### What you will do
Restate the complete material exactly.

### Raw data
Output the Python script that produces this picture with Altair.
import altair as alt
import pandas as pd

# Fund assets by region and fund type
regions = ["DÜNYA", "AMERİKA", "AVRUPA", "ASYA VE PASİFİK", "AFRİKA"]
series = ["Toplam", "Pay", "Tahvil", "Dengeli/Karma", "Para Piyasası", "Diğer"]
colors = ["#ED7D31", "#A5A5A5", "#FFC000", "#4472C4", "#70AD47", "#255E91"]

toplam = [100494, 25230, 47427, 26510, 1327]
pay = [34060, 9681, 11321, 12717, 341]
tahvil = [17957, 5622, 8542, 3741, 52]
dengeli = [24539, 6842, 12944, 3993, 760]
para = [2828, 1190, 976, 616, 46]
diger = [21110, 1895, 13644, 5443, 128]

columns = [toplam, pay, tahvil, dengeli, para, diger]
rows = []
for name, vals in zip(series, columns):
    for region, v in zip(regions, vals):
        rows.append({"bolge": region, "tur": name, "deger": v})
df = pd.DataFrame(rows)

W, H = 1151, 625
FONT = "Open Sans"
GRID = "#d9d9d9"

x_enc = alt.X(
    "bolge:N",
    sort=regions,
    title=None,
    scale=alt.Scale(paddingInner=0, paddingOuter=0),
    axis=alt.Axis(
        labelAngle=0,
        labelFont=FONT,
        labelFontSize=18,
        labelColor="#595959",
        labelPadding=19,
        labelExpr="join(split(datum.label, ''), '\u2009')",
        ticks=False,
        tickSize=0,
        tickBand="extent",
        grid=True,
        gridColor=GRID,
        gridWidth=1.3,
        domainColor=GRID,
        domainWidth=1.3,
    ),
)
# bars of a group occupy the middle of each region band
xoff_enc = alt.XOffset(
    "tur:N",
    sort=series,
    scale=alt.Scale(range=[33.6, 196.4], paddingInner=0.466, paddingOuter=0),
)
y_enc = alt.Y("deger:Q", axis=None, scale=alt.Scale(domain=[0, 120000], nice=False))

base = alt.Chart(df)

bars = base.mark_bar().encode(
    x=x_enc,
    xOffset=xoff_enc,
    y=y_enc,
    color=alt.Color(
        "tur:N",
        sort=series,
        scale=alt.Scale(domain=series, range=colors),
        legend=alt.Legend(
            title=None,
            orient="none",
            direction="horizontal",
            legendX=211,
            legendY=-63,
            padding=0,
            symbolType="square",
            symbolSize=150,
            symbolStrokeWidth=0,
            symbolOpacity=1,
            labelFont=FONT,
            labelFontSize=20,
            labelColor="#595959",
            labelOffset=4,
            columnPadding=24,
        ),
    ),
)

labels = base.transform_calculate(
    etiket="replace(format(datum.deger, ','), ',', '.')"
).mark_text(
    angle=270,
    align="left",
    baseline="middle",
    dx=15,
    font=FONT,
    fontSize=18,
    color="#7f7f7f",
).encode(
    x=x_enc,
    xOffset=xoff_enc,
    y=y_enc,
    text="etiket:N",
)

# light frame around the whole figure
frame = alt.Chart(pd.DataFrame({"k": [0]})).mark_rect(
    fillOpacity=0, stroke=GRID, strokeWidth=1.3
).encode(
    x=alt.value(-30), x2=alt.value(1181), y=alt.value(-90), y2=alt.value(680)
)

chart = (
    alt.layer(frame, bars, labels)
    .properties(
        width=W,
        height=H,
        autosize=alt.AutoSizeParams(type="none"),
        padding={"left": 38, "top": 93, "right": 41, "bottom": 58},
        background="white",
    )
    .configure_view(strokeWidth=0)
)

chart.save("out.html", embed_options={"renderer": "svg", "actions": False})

### Answer for this exercise
Output the Python script that produces this picture with Altair.
import altair as alt
import pandas as pd

# Fund assets by region and fund type
regions = ["DÜNYA", "AMERİKA", "AVRUPA", "ASYA VE PASİFİK", "AFRİKA"]
series = ["Toplam", "Pay", "Tahvil", "Dengeli/Karma", "Para Piyasası", "Diğer"]
colors = ["#ED7D31", "#A5A5A5", "#FFC000", "#4472C4", "#70AD47", "#255E91"]

toplam = [100494, 25230, 47427, 26510, 1327]
pay = [34060, 9681, 11321, 12717, 341]
tahvil = [17957, 5622, 8542, 3741, 52]
dengeli = [24539, 6842, 12944, 3993, 760]
para = [2828, 1190, 976, 616, 46]
diger = [21110, 1895, 13644, 5443, 128]

columns = [toplam, pay, tahvil, dengeli, para, diger]
rows = []
for name, vals in zip(series, columns):
    for region, v in zip(regions, vals):
        rows.append({"bolge": region, "tur": name, "deger": v})
df = pd.DataFrame(rows)

W, H = 1151, 625
FONT = "Open Sans"
GRID = "#d9d9d9"

x_enc = alt.X(
    "bolge:N",
    sort=regions,
    title=None,
    scale=alt.Scale(paddingInner=0, paddingOuter=0),
    axis=alt.Axis(
        labelAngle=0,
        labelFont=FONT,
        labelFontSize=18,
        labelColor="#595959",
        labelPadding=19,
        labelExpr="join(split(datum.label, ''), '\u2009')",
        ticks=False,
        tickSize=0,
        tickBand="extent",
        grid=True,
        gridColor=GRID,
        gridWidth=1.3,
        domainColor=GRID,
        domainWidth=1.3,
    ),
)
# bars of a group occupy the middle of each region band
xoff_enc = alt.XOffset(
    "tur:N",
    sort=series,
    scale=alt.Scale(range=[33.6, 196.4], paddingInner=0.466, paddingOuter=0),
)
y_enc = alt.Y("deger:Q", axis=None, scale=alt.Scale(domain=[0, 120000], nice=False))

base = alt.Chart(df)

bars = base.mark_bar().encode(
    x=x_enc,
    xOffset=xoff_enc,
    y=y_enc,
    color=alt.Color(
        "tur:N",
        sort=series,
        scale=alt.Scale(domain=series, range=colors),
        legend=alt.Legend(
            title=None,
            orient="none",
            direction="horizontal",
            legendX=211,
            legendY=-63,
            padding=0,
            symbolType="square",
            symbolSize=150,
            symbolStrokeWidth=0,
            symbolOpacity=1,
            labelFont=FONT,
            labelFontSize=20,
            labelColor="#595959",
            labelOffset=4,
            columnPadding=24,
        ),
    ),
)

labels = base.transform_calculate(
    etiket="replace(format(datum.deger, ','), ',', '.')"
).mark_text(
    angle=270,
    align="left",
    baseline="middle",
    dx=15,
    font=FONT,
    fontSize=18,
    color="#7f7f7f",
).encode(
    x=x_enc,
    xOffset=xoff_enc,
    y=y_enc,
    text="etiket:N",
)

# light frame around the whole figure
frame = alt.Chart(pd.DataFrame({"k": [0]})).mark_rect(
    fillOpacity=0, stroke=GRID, strokeWidth=1.3
).encode(
    x=alt.value(-30), x2=alt.value(1181), y=alt.value(-90), y2=alt.value(680)
)

chart = (
    alt.layer(frame, bars, labels)
    .properties(
        width=W,
        height=H,
        autosize=alt.AutoSizeParams(type="none"),
        padding={"left": 38, "top": 93, "right": 41, "bottom": 58},
        background="white",
    )
    .configure_view(strokeWidth=0)
)

chart.save("out.html", embed_options={"renderer": "svg", "actions": False})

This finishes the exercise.